---------- DATASET ROWS
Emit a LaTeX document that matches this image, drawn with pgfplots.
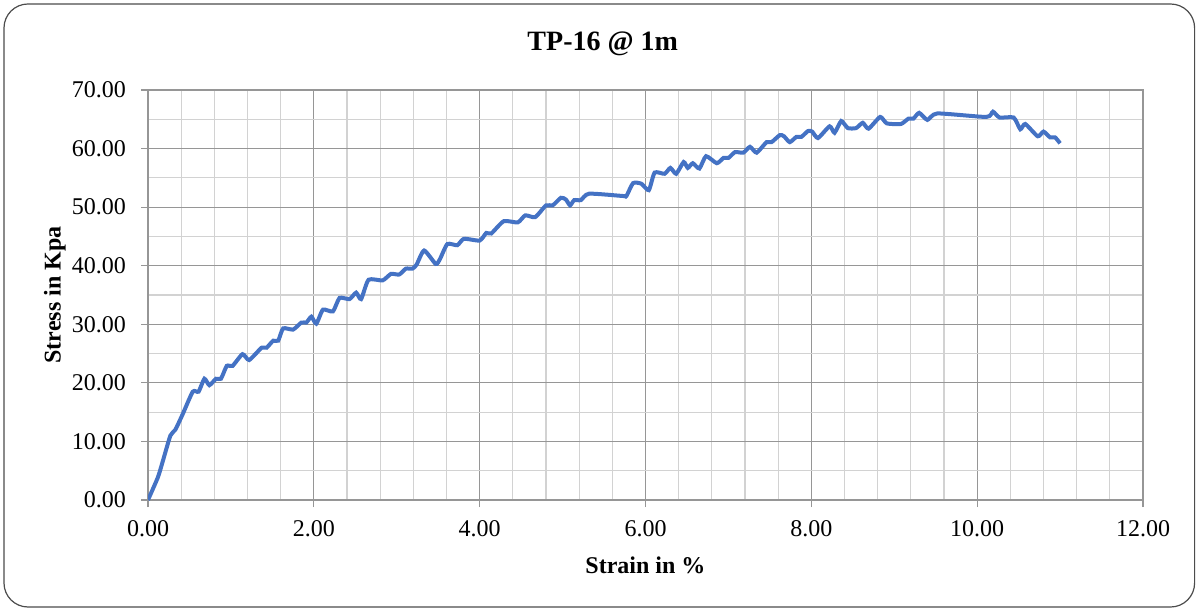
--------------------
---------- DATASET ROWS
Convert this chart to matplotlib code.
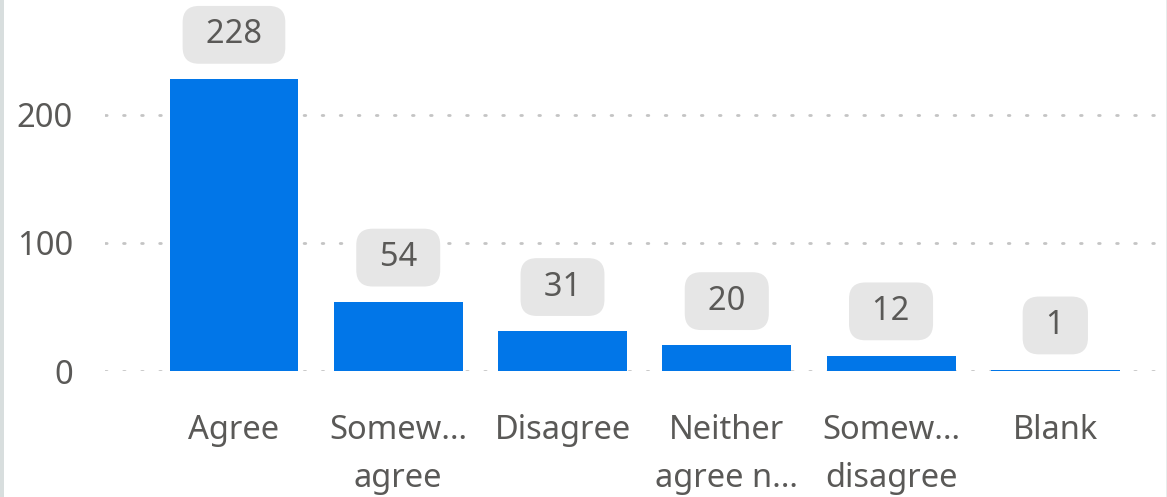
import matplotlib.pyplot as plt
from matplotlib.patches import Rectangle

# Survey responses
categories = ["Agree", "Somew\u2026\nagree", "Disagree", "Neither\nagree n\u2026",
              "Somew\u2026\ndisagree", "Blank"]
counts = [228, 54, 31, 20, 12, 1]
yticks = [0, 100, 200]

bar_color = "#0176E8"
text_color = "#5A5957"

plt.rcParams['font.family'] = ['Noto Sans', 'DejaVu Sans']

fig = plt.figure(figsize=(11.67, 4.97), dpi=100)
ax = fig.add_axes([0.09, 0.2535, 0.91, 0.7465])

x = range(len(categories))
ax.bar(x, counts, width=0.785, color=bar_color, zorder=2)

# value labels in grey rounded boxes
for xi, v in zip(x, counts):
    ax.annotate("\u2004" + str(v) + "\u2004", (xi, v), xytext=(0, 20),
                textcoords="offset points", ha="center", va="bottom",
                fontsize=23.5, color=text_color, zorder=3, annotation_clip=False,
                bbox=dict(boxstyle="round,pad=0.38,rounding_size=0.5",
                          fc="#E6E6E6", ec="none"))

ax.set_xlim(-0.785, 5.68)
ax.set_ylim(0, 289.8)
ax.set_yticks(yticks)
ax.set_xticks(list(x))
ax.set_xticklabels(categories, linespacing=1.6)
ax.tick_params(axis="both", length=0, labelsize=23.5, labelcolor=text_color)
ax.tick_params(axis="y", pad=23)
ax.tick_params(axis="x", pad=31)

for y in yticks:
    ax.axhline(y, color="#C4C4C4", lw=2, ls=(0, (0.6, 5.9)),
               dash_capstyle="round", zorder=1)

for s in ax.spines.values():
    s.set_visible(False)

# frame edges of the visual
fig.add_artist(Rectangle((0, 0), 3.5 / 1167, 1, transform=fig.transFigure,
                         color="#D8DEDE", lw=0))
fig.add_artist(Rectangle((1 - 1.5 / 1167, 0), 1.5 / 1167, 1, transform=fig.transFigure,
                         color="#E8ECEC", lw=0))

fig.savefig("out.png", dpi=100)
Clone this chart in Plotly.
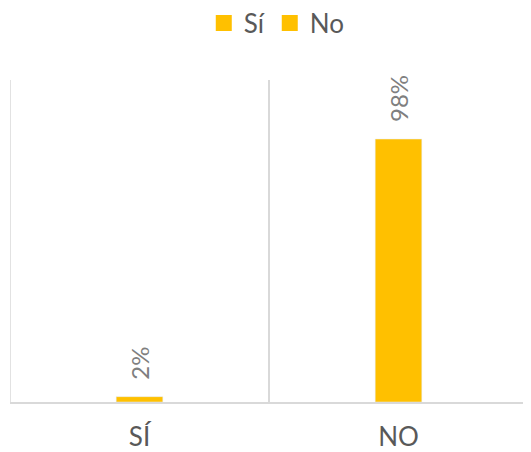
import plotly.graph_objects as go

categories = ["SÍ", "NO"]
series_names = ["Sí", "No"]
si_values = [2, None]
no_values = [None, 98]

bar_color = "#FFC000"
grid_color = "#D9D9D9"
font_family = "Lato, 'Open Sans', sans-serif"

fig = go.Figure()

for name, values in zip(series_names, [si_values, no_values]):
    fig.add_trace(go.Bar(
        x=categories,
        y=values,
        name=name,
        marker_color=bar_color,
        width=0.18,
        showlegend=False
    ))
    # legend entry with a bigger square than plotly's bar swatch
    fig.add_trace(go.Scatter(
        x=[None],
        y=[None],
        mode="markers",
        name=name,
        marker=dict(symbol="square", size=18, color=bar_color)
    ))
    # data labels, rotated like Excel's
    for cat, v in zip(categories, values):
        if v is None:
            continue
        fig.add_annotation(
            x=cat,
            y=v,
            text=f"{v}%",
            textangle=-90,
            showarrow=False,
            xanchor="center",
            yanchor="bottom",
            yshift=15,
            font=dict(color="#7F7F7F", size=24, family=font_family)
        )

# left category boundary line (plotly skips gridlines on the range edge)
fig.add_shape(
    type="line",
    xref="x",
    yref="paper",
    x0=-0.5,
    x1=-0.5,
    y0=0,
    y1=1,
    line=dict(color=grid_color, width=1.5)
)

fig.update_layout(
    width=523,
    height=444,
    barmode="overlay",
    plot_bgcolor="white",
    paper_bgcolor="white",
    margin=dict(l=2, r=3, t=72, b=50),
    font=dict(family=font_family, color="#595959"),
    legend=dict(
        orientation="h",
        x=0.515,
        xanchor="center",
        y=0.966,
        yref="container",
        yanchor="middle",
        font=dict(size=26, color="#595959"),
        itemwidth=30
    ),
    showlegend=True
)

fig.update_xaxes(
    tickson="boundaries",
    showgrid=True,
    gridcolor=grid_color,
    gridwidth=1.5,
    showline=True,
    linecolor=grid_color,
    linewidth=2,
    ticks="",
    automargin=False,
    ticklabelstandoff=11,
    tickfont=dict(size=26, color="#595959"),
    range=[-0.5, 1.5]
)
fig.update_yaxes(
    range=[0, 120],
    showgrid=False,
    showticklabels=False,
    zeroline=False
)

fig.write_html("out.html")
--------------------
§ WHAT TO PRODUCE: Pictures excluded, retype exactly the lines running from the one with "Clone this chart in Plotly." through the one with "fig = go.Figure()". Include both end lines and nothing more.

§ RESPONSE:
Clone this chart in Plotly.
import plotly.graph_objects as go

categories = ["SÍ", "NO"]
series_names = ["Sí", "No"]
si_values = [2, None]
no_values = [None, 98]

bar_color = "#FFC000"
grid_color = "#D9D9D9"
font_family = "Lato, 'Open Sans', sans-serif"

fig = go.Figure()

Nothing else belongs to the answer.